__What to produce__
Scan the data below for the string "this". Show every line where it turns up.

[Figure scripts]
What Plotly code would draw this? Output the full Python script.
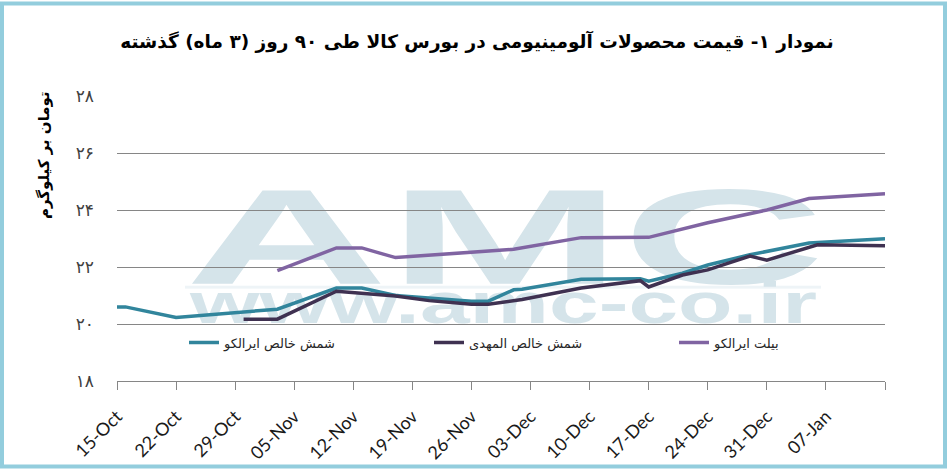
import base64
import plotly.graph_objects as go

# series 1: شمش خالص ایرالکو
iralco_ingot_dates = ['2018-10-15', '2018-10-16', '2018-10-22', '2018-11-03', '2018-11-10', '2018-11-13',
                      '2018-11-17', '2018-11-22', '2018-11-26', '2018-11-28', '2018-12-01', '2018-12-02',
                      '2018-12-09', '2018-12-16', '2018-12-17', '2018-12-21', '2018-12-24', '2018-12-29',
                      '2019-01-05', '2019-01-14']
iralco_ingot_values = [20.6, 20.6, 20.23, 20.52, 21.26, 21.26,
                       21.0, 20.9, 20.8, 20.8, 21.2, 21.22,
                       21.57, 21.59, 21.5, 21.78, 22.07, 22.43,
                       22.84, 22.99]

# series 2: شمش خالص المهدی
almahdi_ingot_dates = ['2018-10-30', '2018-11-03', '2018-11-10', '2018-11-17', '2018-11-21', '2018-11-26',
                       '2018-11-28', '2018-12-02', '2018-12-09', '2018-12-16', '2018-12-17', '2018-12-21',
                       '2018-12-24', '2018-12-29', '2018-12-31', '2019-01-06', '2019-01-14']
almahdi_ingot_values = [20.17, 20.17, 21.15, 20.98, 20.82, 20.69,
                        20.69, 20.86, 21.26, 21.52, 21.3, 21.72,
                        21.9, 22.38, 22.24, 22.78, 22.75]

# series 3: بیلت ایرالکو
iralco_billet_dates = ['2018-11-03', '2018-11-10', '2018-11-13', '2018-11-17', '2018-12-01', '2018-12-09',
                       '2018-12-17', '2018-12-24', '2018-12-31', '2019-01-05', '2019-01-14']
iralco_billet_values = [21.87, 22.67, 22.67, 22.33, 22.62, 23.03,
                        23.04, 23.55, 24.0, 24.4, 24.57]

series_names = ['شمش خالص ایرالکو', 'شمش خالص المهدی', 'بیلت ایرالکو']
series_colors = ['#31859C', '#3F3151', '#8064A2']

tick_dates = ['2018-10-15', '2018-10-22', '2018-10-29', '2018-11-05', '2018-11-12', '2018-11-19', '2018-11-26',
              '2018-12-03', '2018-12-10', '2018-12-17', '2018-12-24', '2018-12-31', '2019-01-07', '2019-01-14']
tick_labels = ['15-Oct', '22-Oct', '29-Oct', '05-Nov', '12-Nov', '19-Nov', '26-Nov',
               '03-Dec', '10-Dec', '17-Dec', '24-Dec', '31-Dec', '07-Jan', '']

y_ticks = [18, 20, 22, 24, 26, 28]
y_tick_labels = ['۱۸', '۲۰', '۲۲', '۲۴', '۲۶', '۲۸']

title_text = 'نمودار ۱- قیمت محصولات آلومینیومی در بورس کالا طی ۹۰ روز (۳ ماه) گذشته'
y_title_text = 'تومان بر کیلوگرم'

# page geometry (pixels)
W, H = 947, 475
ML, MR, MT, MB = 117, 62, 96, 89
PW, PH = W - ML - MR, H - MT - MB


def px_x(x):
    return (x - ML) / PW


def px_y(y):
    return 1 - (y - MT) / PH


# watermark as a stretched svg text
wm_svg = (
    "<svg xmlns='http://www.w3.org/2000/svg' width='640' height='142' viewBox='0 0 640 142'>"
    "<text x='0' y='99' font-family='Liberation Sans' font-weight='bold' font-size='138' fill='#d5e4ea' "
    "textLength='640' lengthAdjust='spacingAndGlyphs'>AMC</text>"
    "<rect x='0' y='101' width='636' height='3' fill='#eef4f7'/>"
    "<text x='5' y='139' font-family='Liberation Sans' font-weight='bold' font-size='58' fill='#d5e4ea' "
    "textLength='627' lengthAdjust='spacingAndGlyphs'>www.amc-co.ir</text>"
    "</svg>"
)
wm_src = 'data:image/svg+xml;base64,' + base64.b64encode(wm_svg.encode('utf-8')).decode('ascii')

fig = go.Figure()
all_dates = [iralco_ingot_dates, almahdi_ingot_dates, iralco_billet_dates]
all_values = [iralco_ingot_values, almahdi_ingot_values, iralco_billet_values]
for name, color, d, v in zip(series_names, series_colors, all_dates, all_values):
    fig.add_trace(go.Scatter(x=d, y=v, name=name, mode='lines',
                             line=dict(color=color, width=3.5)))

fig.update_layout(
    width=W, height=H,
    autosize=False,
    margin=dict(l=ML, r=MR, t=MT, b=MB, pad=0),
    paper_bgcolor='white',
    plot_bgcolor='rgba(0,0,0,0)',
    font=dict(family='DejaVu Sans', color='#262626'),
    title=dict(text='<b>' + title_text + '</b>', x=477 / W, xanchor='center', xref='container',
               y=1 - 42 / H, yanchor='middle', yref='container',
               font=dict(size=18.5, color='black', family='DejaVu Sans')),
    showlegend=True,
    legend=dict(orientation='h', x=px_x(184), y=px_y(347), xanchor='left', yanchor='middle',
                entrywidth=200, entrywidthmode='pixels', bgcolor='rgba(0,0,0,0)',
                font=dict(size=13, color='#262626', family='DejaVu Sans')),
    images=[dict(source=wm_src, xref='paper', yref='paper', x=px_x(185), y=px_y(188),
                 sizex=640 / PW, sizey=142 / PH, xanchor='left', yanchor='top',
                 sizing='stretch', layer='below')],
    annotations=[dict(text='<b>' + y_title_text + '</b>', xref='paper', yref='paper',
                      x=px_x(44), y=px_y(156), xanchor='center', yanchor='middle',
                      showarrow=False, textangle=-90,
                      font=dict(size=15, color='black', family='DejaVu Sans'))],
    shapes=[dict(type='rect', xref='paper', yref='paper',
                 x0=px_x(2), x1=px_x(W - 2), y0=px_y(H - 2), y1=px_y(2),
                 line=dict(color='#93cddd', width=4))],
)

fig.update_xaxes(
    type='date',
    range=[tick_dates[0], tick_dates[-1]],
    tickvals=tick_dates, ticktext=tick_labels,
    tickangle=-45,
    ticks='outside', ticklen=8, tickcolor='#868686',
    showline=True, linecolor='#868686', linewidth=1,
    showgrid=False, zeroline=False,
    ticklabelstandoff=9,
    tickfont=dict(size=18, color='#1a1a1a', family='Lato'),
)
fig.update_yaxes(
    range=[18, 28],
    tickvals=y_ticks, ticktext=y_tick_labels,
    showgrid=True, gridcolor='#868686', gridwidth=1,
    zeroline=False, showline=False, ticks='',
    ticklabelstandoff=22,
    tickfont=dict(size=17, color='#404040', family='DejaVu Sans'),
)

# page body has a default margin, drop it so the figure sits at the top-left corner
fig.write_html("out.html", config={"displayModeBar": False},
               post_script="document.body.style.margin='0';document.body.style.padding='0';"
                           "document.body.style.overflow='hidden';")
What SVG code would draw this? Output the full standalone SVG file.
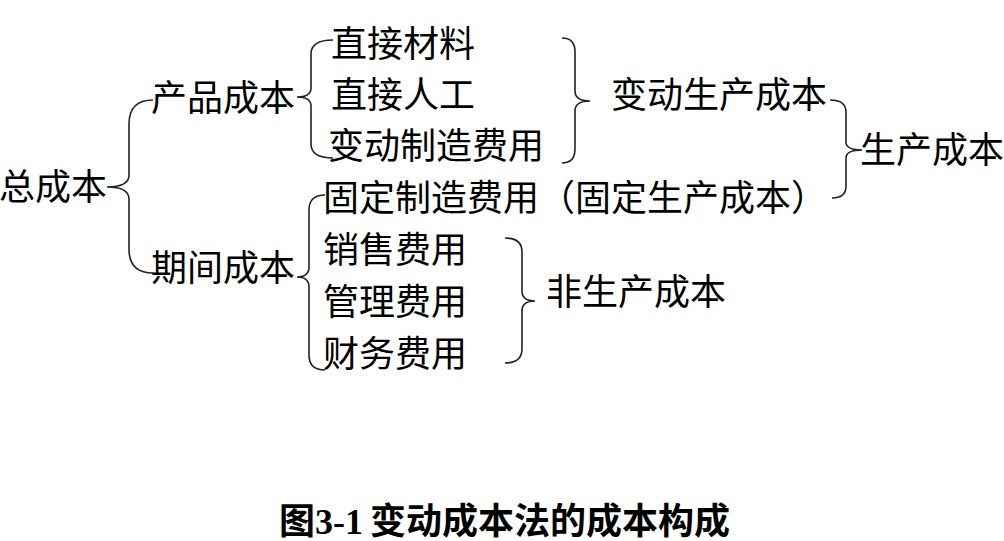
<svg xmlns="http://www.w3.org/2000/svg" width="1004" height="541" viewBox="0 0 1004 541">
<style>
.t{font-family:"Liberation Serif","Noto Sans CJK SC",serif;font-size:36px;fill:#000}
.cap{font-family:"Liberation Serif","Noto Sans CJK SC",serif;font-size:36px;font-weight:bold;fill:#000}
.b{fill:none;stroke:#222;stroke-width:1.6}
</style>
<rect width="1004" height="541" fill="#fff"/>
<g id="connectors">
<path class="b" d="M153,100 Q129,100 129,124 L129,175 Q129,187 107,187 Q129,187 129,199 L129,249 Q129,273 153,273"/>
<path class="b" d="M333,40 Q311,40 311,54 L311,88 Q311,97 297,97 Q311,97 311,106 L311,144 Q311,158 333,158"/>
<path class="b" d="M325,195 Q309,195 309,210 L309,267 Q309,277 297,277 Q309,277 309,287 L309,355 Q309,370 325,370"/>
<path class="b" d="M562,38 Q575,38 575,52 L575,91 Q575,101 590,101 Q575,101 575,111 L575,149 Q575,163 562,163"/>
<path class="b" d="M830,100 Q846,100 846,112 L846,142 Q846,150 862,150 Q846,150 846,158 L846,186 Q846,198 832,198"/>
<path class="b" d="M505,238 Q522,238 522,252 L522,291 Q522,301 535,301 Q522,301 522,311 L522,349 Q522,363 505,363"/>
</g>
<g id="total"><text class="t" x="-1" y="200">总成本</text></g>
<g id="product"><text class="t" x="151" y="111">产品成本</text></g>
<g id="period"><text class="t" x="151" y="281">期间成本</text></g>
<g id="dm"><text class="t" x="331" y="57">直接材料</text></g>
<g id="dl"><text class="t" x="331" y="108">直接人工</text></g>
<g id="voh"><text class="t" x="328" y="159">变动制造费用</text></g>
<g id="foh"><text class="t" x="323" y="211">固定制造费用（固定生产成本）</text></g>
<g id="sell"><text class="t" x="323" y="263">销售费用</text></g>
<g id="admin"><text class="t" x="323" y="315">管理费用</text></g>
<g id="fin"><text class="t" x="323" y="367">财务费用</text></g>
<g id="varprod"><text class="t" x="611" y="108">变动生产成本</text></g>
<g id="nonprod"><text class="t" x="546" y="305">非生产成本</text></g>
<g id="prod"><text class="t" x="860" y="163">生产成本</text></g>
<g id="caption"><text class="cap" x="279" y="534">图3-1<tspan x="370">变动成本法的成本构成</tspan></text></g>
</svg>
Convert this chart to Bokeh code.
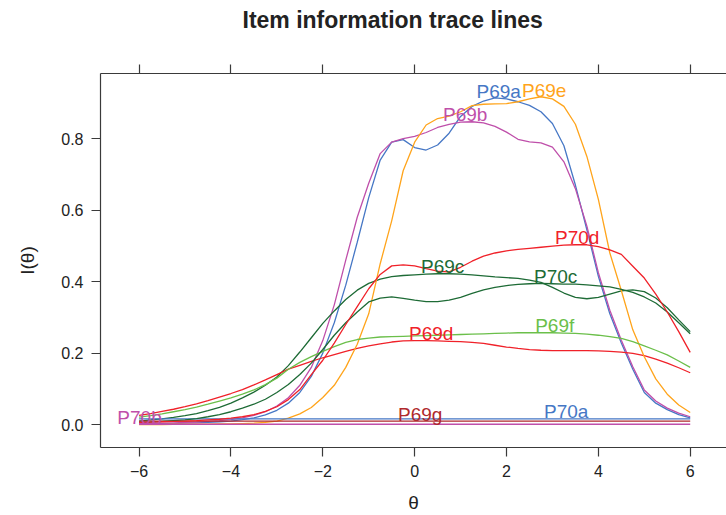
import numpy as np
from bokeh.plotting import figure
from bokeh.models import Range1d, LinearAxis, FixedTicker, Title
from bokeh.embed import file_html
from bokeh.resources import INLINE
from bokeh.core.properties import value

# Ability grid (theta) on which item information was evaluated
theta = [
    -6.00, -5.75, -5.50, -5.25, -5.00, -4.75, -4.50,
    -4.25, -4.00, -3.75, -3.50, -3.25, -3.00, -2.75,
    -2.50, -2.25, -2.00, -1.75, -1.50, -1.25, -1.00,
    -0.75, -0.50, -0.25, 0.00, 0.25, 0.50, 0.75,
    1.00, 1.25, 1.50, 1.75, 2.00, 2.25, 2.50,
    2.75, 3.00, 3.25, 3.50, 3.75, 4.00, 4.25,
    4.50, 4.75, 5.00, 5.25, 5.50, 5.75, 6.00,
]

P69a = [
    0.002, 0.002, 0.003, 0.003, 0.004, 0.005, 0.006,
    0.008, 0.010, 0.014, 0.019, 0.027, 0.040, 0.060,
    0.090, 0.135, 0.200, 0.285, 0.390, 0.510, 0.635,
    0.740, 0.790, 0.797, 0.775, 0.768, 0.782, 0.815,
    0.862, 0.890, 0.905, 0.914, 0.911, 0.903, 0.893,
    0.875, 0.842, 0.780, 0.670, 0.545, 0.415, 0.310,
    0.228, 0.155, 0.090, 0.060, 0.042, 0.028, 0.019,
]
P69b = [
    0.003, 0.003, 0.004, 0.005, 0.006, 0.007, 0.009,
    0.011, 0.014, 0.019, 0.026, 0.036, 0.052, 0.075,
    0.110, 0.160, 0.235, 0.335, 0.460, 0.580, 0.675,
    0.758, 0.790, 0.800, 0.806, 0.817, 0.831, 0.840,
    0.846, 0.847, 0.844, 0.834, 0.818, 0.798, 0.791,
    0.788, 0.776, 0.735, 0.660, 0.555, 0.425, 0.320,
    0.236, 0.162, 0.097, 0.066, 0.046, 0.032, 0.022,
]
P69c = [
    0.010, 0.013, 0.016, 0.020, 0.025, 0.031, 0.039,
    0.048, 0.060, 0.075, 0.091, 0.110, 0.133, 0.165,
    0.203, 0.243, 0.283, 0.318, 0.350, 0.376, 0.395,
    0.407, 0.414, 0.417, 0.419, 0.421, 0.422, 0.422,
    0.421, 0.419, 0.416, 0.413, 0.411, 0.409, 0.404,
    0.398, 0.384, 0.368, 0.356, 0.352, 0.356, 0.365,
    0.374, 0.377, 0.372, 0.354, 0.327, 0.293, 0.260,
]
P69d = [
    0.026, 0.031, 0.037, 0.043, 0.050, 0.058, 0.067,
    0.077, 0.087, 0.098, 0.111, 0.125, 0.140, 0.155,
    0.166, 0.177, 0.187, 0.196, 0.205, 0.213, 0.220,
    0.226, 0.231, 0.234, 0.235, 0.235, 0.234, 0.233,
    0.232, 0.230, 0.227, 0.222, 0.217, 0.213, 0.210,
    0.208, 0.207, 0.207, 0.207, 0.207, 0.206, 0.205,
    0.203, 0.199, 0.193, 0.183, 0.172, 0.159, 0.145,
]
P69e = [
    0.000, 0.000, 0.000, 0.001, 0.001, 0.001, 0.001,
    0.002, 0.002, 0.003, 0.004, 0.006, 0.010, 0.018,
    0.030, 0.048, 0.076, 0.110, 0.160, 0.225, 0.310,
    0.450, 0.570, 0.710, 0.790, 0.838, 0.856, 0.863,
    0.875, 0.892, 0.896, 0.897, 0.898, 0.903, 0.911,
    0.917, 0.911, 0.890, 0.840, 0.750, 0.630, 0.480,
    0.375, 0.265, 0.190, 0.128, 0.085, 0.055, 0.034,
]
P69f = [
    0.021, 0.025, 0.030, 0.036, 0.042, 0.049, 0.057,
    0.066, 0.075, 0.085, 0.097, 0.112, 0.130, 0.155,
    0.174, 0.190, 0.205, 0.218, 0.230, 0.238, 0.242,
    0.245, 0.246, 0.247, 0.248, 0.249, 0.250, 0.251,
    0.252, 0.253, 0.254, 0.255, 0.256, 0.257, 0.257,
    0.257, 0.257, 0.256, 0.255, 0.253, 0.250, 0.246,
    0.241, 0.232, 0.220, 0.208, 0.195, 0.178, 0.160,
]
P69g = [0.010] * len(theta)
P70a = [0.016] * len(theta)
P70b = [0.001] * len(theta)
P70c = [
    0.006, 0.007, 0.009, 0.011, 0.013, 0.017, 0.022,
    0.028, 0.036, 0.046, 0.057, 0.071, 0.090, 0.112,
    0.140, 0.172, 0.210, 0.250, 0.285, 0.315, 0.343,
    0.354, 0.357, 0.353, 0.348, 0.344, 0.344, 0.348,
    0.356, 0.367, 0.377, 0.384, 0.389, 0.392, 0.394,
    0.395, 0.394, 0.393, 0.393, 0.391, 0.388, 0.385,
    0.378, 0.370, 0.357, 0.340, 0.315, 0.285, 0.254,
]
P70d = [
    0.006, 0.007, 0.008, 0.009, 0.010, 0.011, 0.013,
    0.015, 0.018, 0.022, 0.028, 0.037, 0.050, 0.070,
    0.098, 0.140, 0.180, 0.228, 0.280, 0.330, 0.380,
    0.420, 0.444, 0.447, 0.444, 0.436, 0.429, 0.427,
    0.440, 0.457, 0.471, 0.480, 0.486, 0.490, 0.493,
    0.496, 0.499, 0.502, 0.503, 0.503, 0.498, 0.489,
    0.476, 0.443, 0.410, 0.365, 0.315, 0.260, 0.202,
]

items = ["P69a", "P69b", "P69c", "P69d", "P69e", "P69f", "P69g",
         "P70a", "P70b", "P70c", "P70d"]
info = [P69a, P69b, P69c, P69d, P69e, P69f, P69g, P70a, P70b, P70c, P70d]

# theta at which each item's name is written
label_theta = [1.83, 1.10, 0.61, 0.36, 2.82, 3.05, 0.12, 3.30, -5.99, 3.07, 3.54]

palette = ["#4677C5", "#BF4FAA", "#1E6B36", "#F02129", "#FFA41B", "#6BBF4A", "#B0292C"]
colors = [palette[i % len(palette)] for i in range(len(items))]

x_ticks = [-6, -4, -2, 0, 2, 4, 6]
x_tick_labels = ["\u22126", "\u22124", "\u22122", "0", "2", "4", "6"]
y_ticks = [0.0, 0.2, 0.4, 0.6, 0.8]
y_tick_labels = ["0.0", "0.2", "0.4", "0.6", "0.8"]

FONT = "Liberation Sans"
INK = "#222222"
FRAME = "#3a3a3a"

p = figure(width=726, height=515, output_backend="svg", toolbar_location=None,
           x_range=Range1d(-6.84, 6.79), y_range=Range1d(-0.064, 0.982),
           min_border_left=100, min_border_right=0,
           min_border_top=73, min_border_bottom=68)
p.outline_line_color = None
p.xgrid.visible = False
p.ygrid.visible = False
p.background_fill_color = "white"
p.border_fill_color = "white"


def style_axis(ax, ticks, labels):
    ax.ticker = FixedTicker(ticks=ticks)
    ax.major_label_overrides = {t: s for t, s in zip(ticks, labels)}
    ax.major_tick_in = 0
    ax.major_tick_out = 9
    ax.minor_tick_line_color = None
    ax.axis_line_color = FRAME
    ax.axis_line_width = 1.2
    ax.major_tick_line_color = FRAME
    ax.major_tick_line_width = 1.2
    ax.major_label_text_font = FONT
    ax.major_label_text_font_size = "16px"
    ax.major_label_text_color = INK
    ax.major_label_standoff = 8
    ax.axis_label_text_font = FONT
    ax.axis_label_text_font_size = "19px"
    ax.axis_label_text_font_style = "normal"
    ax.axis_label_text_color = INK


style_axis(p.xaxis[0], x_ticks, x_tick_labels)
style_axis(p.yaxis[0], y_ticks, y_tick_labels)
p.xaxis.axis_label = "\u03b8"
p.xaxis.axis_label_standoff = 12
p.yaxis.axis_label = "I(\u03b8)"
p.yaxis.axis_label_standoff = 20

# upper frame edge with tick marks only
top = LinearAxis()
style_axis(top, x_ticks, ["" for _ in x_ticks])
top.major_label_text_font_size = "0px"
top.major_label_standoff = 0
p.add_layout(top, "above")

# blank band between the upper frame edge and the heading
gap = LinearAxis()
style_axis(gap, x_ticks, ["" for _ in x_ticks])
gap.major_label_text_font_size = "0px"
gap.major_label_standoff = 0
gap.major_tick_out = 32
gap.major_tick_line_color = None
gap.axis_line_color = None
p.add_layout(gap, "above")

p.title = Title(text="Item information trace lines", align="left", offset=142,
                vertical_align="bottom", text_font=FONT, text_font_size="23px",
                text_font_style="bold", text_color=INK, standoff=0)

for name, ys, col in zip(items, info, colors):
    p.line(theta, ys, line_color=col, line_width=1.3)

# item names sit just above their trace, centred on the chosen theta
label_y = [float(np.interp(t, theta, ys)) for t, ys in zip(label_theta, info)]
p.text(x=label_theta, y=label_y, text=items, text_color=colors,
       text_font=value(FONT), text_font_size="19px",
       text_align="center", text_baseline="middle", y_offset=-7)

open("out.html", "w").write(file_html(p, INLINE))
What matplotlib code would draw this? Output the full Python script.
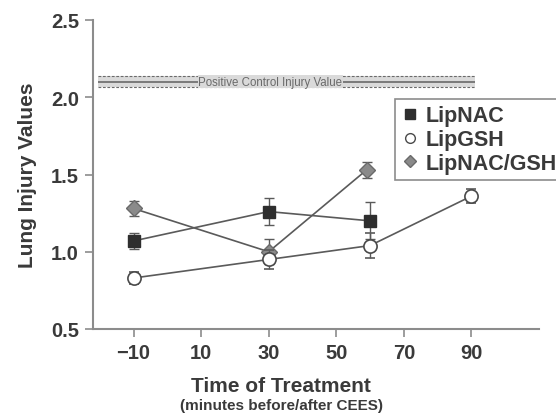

__Solved problem__
What Plotly code would draw this? Output the full Python script.
What SVG code would draw this? Output the full standalone SVG file.
Convert this chart to Bokeh code.
What matplotlib code would draw this? Output the full Python script.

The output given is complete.